Immer wieder auch die Versuche, es den Meisen gleich zu tun und direkt die Futterquelle anzufliegen. Und tatsächlich.
Nachdem die Meisen zumindest eine gewisse Plattform abgefressen hatte, klappte dann der nächste Anflug unserer Amsel fast schon perfekt. Die Landung noch etwas holprig, auch das Auslösen der Körner auf schwankender Plattform noch gewöhnungsbedürftig, aber es machte Spaß, dem Lernprozess zu folgen und dabei festzustellen, dass es besser und besser klappte. Eine wahre Freude, die auch zu den Fotos führte.
Amselgesang – der musikalisch beste Singvogel Mitteleuropas
Vielfach wurde beobachtet, dass der Amselgesang unserem Verständnis von Musik sehr nahe kommt. So überrascht es nicht, dass der Amselgesang sich im Gegensatz zu vielen anderen Lautäußerungen von Vögeln recht gut im Notensystem wiedergeben lässt. Es gibt einige Betrachtungen des Gesangs unter musikwissenschaftlichen Gesichtspunkten, besonders intensiv damit auseinandergesetzt hat sich der Komponist und Dirigent Heinz Tiessen. Für ihn war die Amsel „der musikalisch höchststehende Singvogel Mitteleuropas“. Der Umfang der Amselstimme betrage erheblich mehr als eine Oktave.
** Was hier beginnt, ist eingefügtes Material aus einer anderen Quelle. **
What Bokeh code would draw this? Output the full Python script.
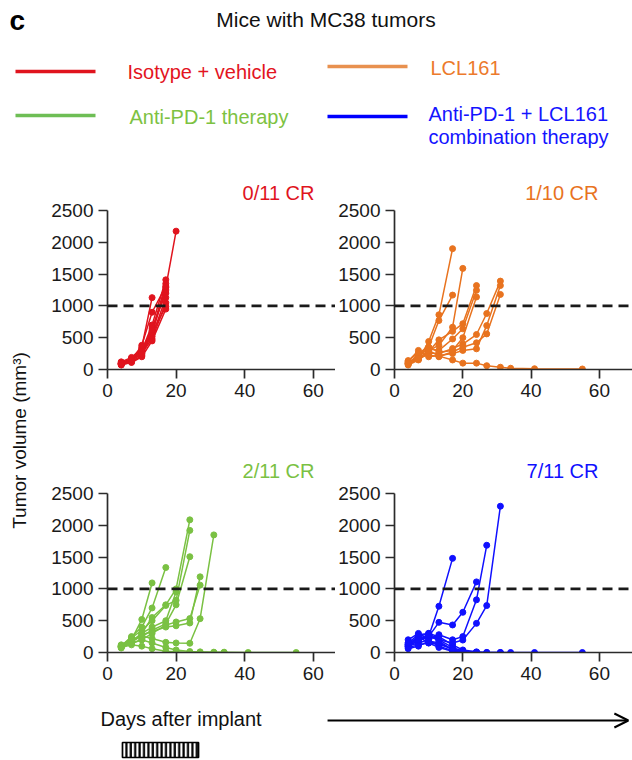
import math
from bokeh.plotting import figure
from bokeh.layouts import column, row
from bokeh.models import Range1d, Span, Arrow, OpenHead, FixedTicker, ColumnDataSource
from bokeh.embed import file_html
from bokeh.resources import INLINE
from bokeh.core.properties import value

FONT = "Liberation Sans"

# ---------------- data ----------------
DAYS = [4, 7, 10, 13, 17, 20, 24, 27, 31, 34, 41, 55]

iso_vehicle = [
    [85, 130, 350, 1130],
    [100, 150, 300, 700, 1410],
    [90, 140, 250, 600, 1350],
    [70, 120, 220, 560, 1290, 2175],
    [110, 165, 280, 650, 1200],
    [95, 170, 310, 520, 1130],
    [80, 140, 260, 480, 1050],
    [120, 190, 330, 580, 990],
    [75, 110, 200, 450, 950],
    [100, 160, 240, 620, 1250],
    [90, 150, 380, 900, 1310],
]

lcl161 = [
    [90, 160, 440, 860, 1900],
    [110, 200, 350, 770, 1170],
    [80, 250, 300, 380, 665, 1590],
    [120, 180, 280, 466, 600, 720, 1320],
    [100, 220, 330, 300, 480, 640, 1245],
    [70, 150, 260, 250, 330, 400, 550, 880, 1390],
    [130, 300, 200, 220, 250, 300, 325, 690, 1320],
    [90, 180, 230, 200, 280, 350, 420, 560, 1180],
    [140, 260, 352, 272, 300, 500, 1140],
    [100, 170, 300, 210, 150, 100, 100, 60, 36, 20, 12, 8],
]

anti_pd1 = [
    [90, 200, 520, 1094],
    [100, 250, 400, 700, 1336],
    [80, 150, 300, 550, 750, 1000, 2086],
    [110, 230, 350, 500, 740, 820, 1920],
    [90, 180, 250, 350, 450, 750, 1506],
    [70, 160, 280, 330, 400, 420, 464, 1190],
    [100, 140, 200, 300, 430, 480, 533, 1059],
    [120, 200, 260, 220, 160, 150, 145, 532, 1849],
    [100, 180, 300, 400, 500, 953],
    [100, 150, 200, 150, 80, 40, 15, 10, 5, 5, 0, 0],
    [80, 120, 100, 60, 20, 10, 0, 0, 0, 0],
]

combo = [
    [100, 200, 250, 727, 1480],
    [120, 220, 250, 474, 433, 632, 1110],
    [100, 150, 200, 280, 200, 250, 828, 1686],
    [130, 250, 300, 200, 150, 196, 458, 738, 2300],
    [150, 280, 300, 250, 120, 40, 10, 0, 0, 0, 0, 0],
    [100, 180, 250, 200, 80, 20, 0],
    [200, 300, 200, 100, 30, 0],
    [80, 120, 150, 130, 60, 10, 0],
    [120, 250, 150, 80, 20, 0],
    [60, 100, 180, 150, 50, 15, 0],
    [150, 200, 280, 180, 40, 5, 0, 0, 0],
]

group_names = ["Isotype + vehicle", "LCL161", "Anti-PD-1 therapy",
               "Anti-PD-1 + LCL161\ncombination therapy"]
cr_labels = ["0/11 CR", "1/10 CR", "2/11 CR", "7/11 CR"]
y_ticks = [0, 500, 1000, 1500, 2000, 2500]
x_ticks = [0, 20, 40, 60]
threshold = 1000
treatment_days = [4.5, 26.7]

RED, ORANGE, GREEN, BLUE = "#E0141E", "#E8731F", "#7AC143", "#1010FF"
AXC = "#2b2b2b"

# ---------------- layout constants ----------------
PX_PER_DAY = 3.43
FRAME_H = 159


def panel(curves, color, label, width, bl, bt, bb, t_off, t_standoff):
    frame_w = width - bl
    p = figure(width=width, height=bt + FRAME_H + bb,
               x_range=Range1d(0, frame_w / PX_PER_DAY), y_range=Range1d(0, 2500),
               output_backend="svg", toolbar_location=None,
               min_border_left=bl, min_border_right=0,
               min_border_top=bt, min_border_bottom=bb)
    p.outline_line_color = None
    p.grid.visible = False
    p.background_fill_color = None
    p.border_fill_color = "white"
    p.add_layout(Span(location=threshold, dimension="width", line_color="#1a1a1a",
                      line_width=2.6, line_dash="10 6"))
    for vols in curves:
        d = DAYS[:len(vols)]
        p.line(d, vols, line_color=color, line_width=1.5)
        p.scatter(d, vols, size=6, fill_color=color, line_color=color)
    for ax in (p.xaxis[0], p.yaxis[0]):
        ax.axis_line_width = 1.7
        ax.axis_line_color = AXC
        ax.major_tick_line_width = 1.7
        ax.major_tick_line_color = AXC
        ax.major_tick_in = 0
        ax.major_tick_out = 9
        ax.minor_tick_line_color = None
        ax.major_label_text_font = FONT
        ax.major_label_text_font_size = "19px"
        ax.major_label_text_color = "#1a1a1a"
        ax.major_label_standoff = 5
    p.xaxis.ticker = FixedTicker(ticks=x_ticks)
    p.yaxis.ticker = FixedTicker(ticks=y_ticks)
    p.title.text = label
    p.title.align = "right"
    p.title.offset = t_off
    p.title.standoff = t_standoff
    p.title.text_font = FONT
    p.title.text_font_size = "20px"
    p.title.text_font_style = "normal"
    p.title.text_color = color
    return p


W_L, W_R = 287, 297
p1 = panel(iso_vehicle, RED, cr_labels[0], W_L, 59, 50, 38, 21, 13)
p2 = panel(lcl161, ORANGE, cr_labels[1], W_R, 58, 50, 38, 34, 13)
p3 = panel(anti_pd1, GREEN, cr_labels[2], W_L, 59, 86, 38, 21, 23)
p4 = panel(combo, BLUE, cr_labels[3], W_R, 58, 86, 38, 34, 23)

# ---------------- header ----------------
HW, HH = 632, 160
hdr = figure(width=HW, height=HH, x_range=Range1d(0, HW), y_range=Range1d(HH, 0),
             x_axis_type=None, y_axis_type=None, output_backend="svg",
             toolbar_location=None, min_border=0)
hdr.grid.visible = False
hdr.outline_line_color = None

hdr.text(x=[9], y=[20], text=["c"], text_font=value(FONT), text_font_style="bold",
         text_font_size="28px", text_baseline="middle", text_align="left", text_color="black")
hdr.text(x=[325.5], y=[19], text=["Mice with MC38 tumors"], text_font=value(FONT),
         text_font_size="21px", text_baseline="middle", text_align="center", text_color="#111111")

leg_lines = ColumnDataSource(dict(
    x0=[15, 327, 15, 327], x1=[95, 407, 95, 407], y=[71, 66, 115, 116],
    color=[RED, "#E8914F", "#6EBE55", "#0000FF"]))
hdr.segment(x0="x0", y0="y", x1="x1", y1="y", line_color="color", line_width=3.5, source=leg_lines)

leg_text = ColumnDataSource(dict(
    x=[127, 430, 129, 428, 428], y=[71, 67, 116, 113, 136],
    text=[group_names[0], group_names[1], group_names[2]] + group_names[3].split("\n"),
    color=["#E3141E", "#EC7A2C", "#7DC242", "#1414FF", "#1414FF"]))
hdr.text(x="x", y="y", text="text", text_color="color", text_font=value(FONT),
         text_font_size="20px", text_baseline="middle", text_align="left", source=leg_text)

# ---------------- y label ----------------
YW, YH = 48, 530
ylab = figure(width=YW, height=YH, x_range=Range1d(0, YW), y_range=Range1d(0, YH),
              x_axis_type=None, y_axis_type=None, output_backend="svg",
              toolbar_location=None, min_border=0)
ylab.grid.visible = False
ylab.outline_line_color = None
ylab.text(x=[19], y=[250], text=["Tumor volume (mm³)"], angle=math.pi / 2,
          text_font=value(FONT), text_font_size="19px", text_baseline="middle",
          text_align="center", text_color="#111111")

# ---------------- footer ----------------
FW, FH = 632, 70
d0 = -106.5 / PX_PER_DAY
ftr = figure(width=FW, height=FH, x_range=Range1d(d0, d0 + FW / PX_PER_DAY), y_range=Range1d(FH, 0),
             x_axis_type=None, y_axis_type=None, output_backend="svg",
             toolbar_location=None, min_border=0)
ftr.grid.visible = False
ftr.outline_line_color = None
ftr.text(x=[-1.9], y=[28], text=["Days after implant"], text_font=value(FONT),
         text_font_size="20px", text_baseline="middle", text_align="left", text_color="#111111")
ftr.add_layout(Arrow(x_start=64.3, y_start=30, x_end=152.0, y_end=30,
                     line_width=2, line_color="black",
                     end=OpenHead(size=14, line_width=2, line_color="black")))
ftr.quad(left=[treatment_days[0]], right=[treatment_days[1]], top=[52], bottom=[67],
         fill_color="white", line_color="black", line_width=1.6,
         hatch_pattern="|", hatch_color="black", hatch_scale=4.4, hatch_weight=2.2)

layout = column(hdr, row(ylab, column(row(p1, p2), row(p3, p4))), ftr)

open("out.html", "w").write(file_html(layout, INLINE))
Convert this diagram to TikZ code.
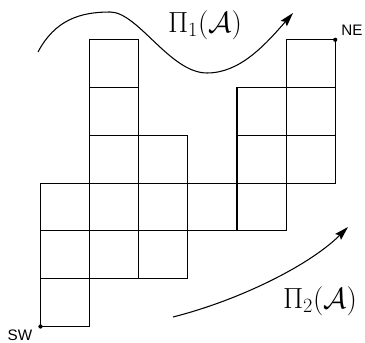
\documentclass[tikz,border=0pt]{standalone}
\usepackage{amsmath,amssymb}
\usepackage{fontspec}
\usepackage{tikz}
\usetikzlibrary{arrows.meta,positioning}
\newfontfamily\cornerfont{Liberation Sans}
\tikzset{
    cell/.style={draw=black, line width=0.9pt},
    cornerlabel/.style={font=\cornerfont\fontsize{13}{15}\selectfont, inner sep=0pt},
    pathlabel/.style={font=\fontsize{24}{28}\selectfont, inner sep=0pt},
    pathcurve/.style={line width=0.9pt, -{Stealth[length=12pt,width=7pt,inset=2pt]}}
}

\begin{document}
\begin{tikzpicture}[x=0.03cm, y=-0.03cm]
\useasboundingbox (0,0) rectangle (365,343);

% the cells
\begin{scope}[shift={(40.5,326.5)}, x=1.4735cm, y=1.4335cm]
\foreach \c/\r in {0/0,0/1,0/2,1/1,1/2,1/3,1/4,1/5,2/1,2/2,2/3,3/2,4/2,4/3,4/4,5/3,5/4,5/5}
{
    \draw[cell] (\c,\r) rectangle ++(1,1);
}
\coordinate (sw) at (0,0);
\coordinate (ne) at (6,6);
\end{scope}

\fill (sw) circle (1.8pt);
\fill (ne) circle (1.8pt);
\node[cornerlabel] (swlabel) at (20,335) {SW};
\node[cornerlabel] (nelabel) at (352,30) {NE};

% the two paths
\coordinate (upstart) at (38,52);
\coordinate (upend) at (293,13);
\coordinate (lowstart) at (173,317);
\coordinate (lowend) at (348,227);
\draw[pathcurve] (upstart) .. controls (55,20) and (80,12) .. (110,12)
    .. controls (138,12) and (170,73) .. (207,73)
    .. controls (240,73) and (265,45) .. (upend);
\draw[pathcurve] (lowstart) .. controls (240,300) and (310,265) .. (lowend);

\node[pathlabel] (upper) at (205,25) {$\Pi_1(\mathcal{A})$};
\node[pathlabel] (lower) at (320,301) {$\Pi_2(\mathcal{A})$};
\end{tikzpicture}
\end{document}
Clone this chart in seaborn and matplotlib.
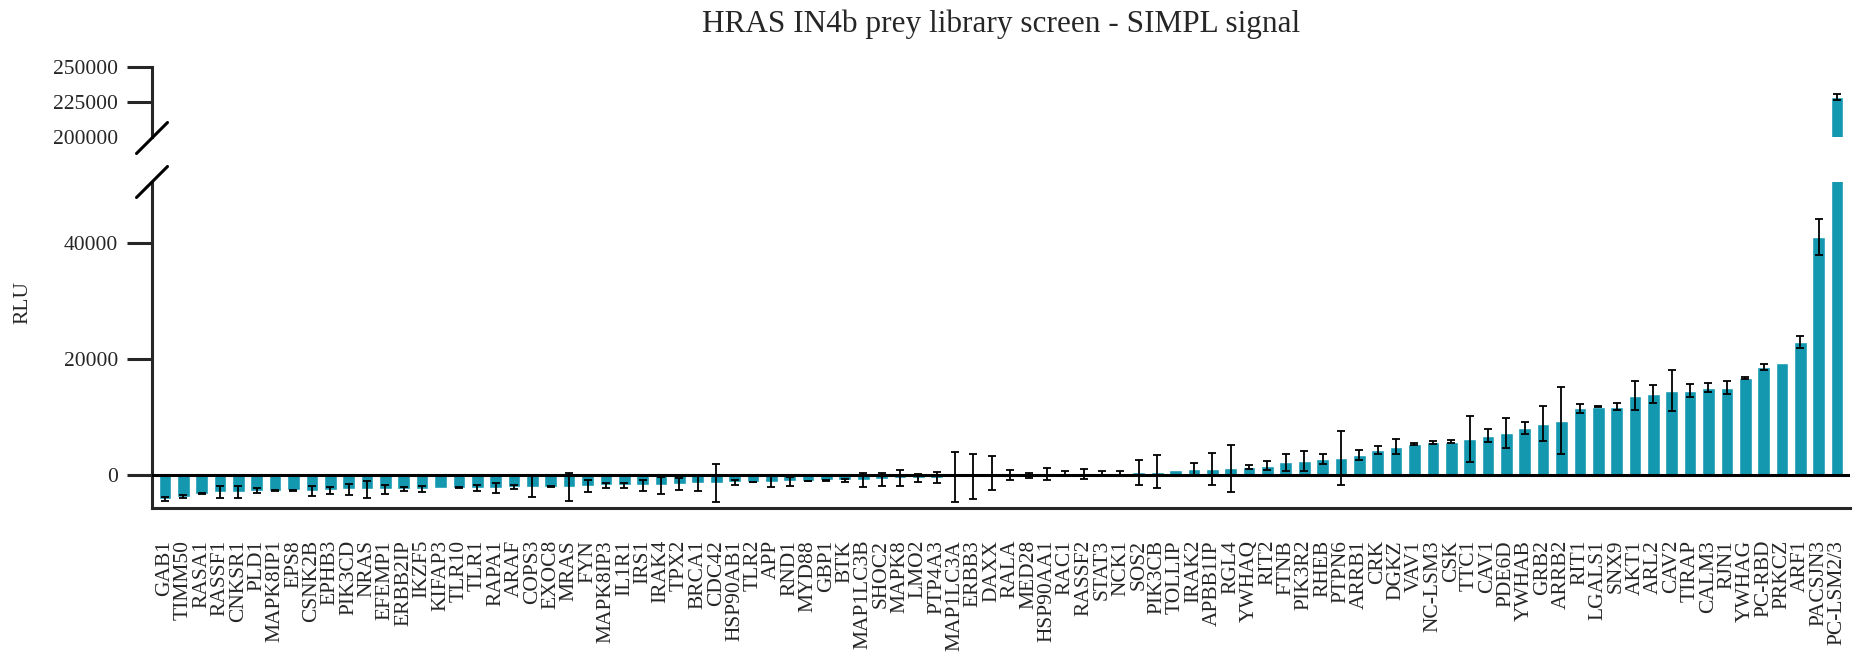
import numpy as np
import pandas as pd
import matplotlib
matplotlib.use("Agg")
import matplotlib.pyplot as plt
from matplotlib.lines import Line2D
from matplotlib.ticker import FuncFormatter
import seaborn as sns

genes = ["GAB1", "TIMM50", "RASA1", "RASSF1", "CNKSR1", "PLD1", "MAPK8IP1", "EPS8",
         "CSNK2B", "EPHB3", "PIK3CD", "NRAS", "EFEMP1", "ERBB2IP", "IKZF5", "KIFAP3",
         "TLR10", "TLR1", "RAPA1", "ARAF", "COPS3", "EXOC8", "MRAS", "FYN", "MAPK8IP3",
         "IL1R1", "IRS1", "IRAK4", "TPX2", "BRCA1", "CDC42", "HSP90AB1", "TLR2", "APP",
         "RND1", "MYD88", "GBP1", "BTK", "MAP1LC3B", "SHOC2", "MAPK8", "LMO2", "PTP4A3",
         "MAP1LC3A", "ERBB3", "DAXX", "RALA", "MED28", "HSP90AA1", "RAC1", "RASSF2",
         "STAT3", "NCK1", "SOS2", "PIK3CB", "TOLLIP", "IRAK2", "APBB1IP", "RGL4", "YWHAQ",
         "RIT2", "FTNB", "PIK3R2", "RHEB", "PTPN6", "ARRB1", "CRK", "DGKZ", "VAV1",
         "NC-LSM3", "CSK", "TTC1", "CAV1", "PDE6D", "YWHAB", "GRB2", "ARRB2", "RIT1",
         "LGALS1", "SNX9", "AKT1", "ARL2", "CAV2", "TIRAP", "CALM3", "RJN1", "YWHAG",
         "PC-RBD", "PRKCZ", "ARF1", "PACSJN3", "PC-LSM2/3"]

rlu = [-4200, -3750, -3250, -2950, -2950, -2700, -2700, -2650,
       -2700, -2650, -2500, -2500, -2500, -2400, -2400, -2200,
       -2200, -2200, -2200, -2050, -2050, -2050, -2050, -1900, -1800,
       -1800, -1800, -1800, -1600, -1450, -1450, -1300, -1200, -1200,
       -1080, -1050, -950, -950, -900, -770, -570, -570, -450,
       -290, -220, 350, -60, -100, 190, 380, 220,
       380, 380, 450, 550, 830, 950, 1050, 1150, 1320,
       1610, 2190, 2470, 2760, 2950, 3510, 4310, 4890, 5350,
       5640, 5750, 6210, 6790, 7150, 8050, 8790, 9370, 11490,
       11780, 11780, 13680, 13960, 14540, 14540, 15060, 15060, 16670,
       18560, 19370, 22930, 41090, 228700]

rlu_err = [370, 250, 80, 1000, 1000, 500, 100, 80,
           850, 600, 950, 1450, 740, 400, 490, 0,
           100, 490, 890, 340, 1800, 100, 2450, 1000, 460,
           460, 990, 1450, 1080, 1400, 3300, 450, 60, 950,
           800, 60, 60, 250, 1200, 1080, 1370, 700, 990,
           4300, 3900, 3000, 860, 480, 1080, 320, 860,
           320, 380, 2170, 2840, 0, 1080, 2780, 4080, 350,
           720, 1440, 1730, 800, 4660, 860, 690, 1260, 230,
           290, 290, 3940, 1150, 2590, 1000, 3020, 5750, 750,
           100, 630, 2440, 1520, 3590, 1090, 720, 1150, 200,
           520, 0, 980, 3100, 2000]

title = "HRAS IN4b prey library screen - SIMPL signal"

sns.set_theme(style="ticks")
plt.rcParams['font.family'] = ['Liberation Serif', 'DejaVu Serif']

BAR = "#1398B0"
W_PX, H_PX = 1856, 652
fig = plt.figure(figsize=(W_PX / 100, H_PX / 100), dpi=100)

left = 152 / W_PX
width = (1850 - 152) / W_PX
ax_lo = fig.add_axes([left, (H_PX - 508) / H_PX, width, 326 / H_PX])
ax_hi = fig.add_axes([left, (H_PX - 137) / H_PX, width, 70 / H_PX])

df = pd.DataFrame({"gene": genes, "RLU": rlu, "err": rlu_err})
has_err = df["err"] > 0
xpos = np.arange(len(genes))

LW = 2.2
for ax in (ax_lo, ax_hi):
    sns.barplot(data=df, x="gene", y="RLU", order=genes, color=BAR, width=0.69,
                errorbar=None, saturation=1, ax=ax, zorder=2)
    ax.errorbar(xpos[has_err], df["RLU"][has_err], yerr=df["err"][has_err], fmt="none",
                ecolor="black", elinewidth=1.3, capsize=2.6, capthick=1.3, zorder=3)
    ax.set_xlim(-0.7, len(genes) - 0.3)
    ax.set_xlabel("")
    ax.set_ylabel("")
    for s in ("top", "right"):
        ax.spines[s].set_visible(False)
    ax.spines["left"].set_linewidth(LW)
    ax.spines["bottom"].set_linewidth(LW)
    ax.tick_params(axis="y", length=18, width=LW, direction="out", labelsize=15.5, pad=6.5)
    ax.yaxis.set_major_formatter(FuncFormatter(lambda v, p: f"{v:.0f}"))
    ax.set_facecolor("white")

# lower panel
ax_lo.set_ylim(-5700, 50500)
ax_lo.set_yticks([0, 20000, 40000])
ax_lo.axhline(0, color="black", lw=LW, zorder=4)
ax_lo.tick_params(axis="x", length=0, pad=23, labelsize=15.5, labelrotation=90)

# upper panel
ax_hi.set_ylim(200000, 250000)
ax_hi.set_yticks([200000, 225000, 250000])
ax_hi.yaxis.get_major_ticks()[0].tick1line.set_visible(False)
ax_hi.spines["bottom"].set_visible(False)
ax_hi.tick_params(axis="x", length=0, labelbottom=False)

# axis break marks
def brk(xc, yc):
    d = 15.5
    fig.add_artist(Line2D([(xc - d) / W_PX, (xc + d) / W_PX],
                          [1 - (yc + d) / H_PX, 1 - (yc - d) / H_PX],
                          color="black", lw=LW))
brk(152, 138)
brk(152, 182)

fig.text(23 / W_PX, 1 - 303 / H_PX, "RLU", rotation=90, ha="center", va="center", fontsize=15.5)
fig.text((152 + 1850) / 2 / W_PX, 1 - 32 / H_PX, title, ha="center", va="baseline", fontsize=22.5)

fig.savefig("out.png", dpi=100, facecolor="white")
Die häufig wegen ihres Gesangs gelobte Nachtigall mache dagegen musikalisch weniger aus ihren größeren Möglichkeiten, die Amsel sei die talentiertere Komponistin: „Die Spannweite des tonlichen Ausdrucks […] reicht vom Schlichtesten bis zum Differenziertesten, von reinen Dreiklangmotiven und diatonischen Intervallen in ausgeprägten Tonarten bis zur Chromatik und darüber hinaus bis ins tonartlich wie harmonisch unfassbare hinein.“ Eine ähnliche Vorliebe für den Amselgesang hatte Olivier Messiaen (1908–1992), ein französischer Komponist. Er widmete der Amsel sogar das Musikstück „Le Merle noir“, ein Kammermusikstück für Flöte und Klavier.
Amselmotive haben auch Richard Strauss inspiriert, beim Rosenkavalier fing er den Amselgesang recht naturgetreu ein. Zu Beginn des ersten Aktes, während der Vorhang aufgeht, wird er von der ersten Klarinette vorgetragen. Echter Amselgesang wurde bei der Originalaufnahme von Paul McCartneys „Blackbird“ beigemischt, dort dient die Amsel aber lediglich als Stellvertreter und verkörpert eine Frau.
Zum Schluss noch etwas Makabres aus der Vergangenheit
Die Römer mästeten Amseln in großen Vogelhäusern, denn Amselfleisch galt als sehr schmackhaft. Zur traditionellen korsischen Küche gehört Pâté de Merle, eine Amselpastete. Sehr beliebt waren Amseln wegen ihres Gesangs auch als Stubenvögel. Es galt als vorteilhaft, ältere Amseln einzufangen, um in den Genuss des Gesangs „in seiner ganzen Reinheit“ zu kommen. Von Hand aufgezogenen Amseln wiederum brachte man Melodien bei. Auch als Lockvögel auf dem Vogelherd wurden Amseln gerne eingesetzt. Eingefangene Amseln werden, im Gegensatz zu handaufgezogenen Exemplaren, nie vollständig zahm und verhalten sich überdies sehr aggressiv gegenüber anderen Vögeln, besonders Artgenossen gegenüber, fast wie wir Menschen leider zu oft!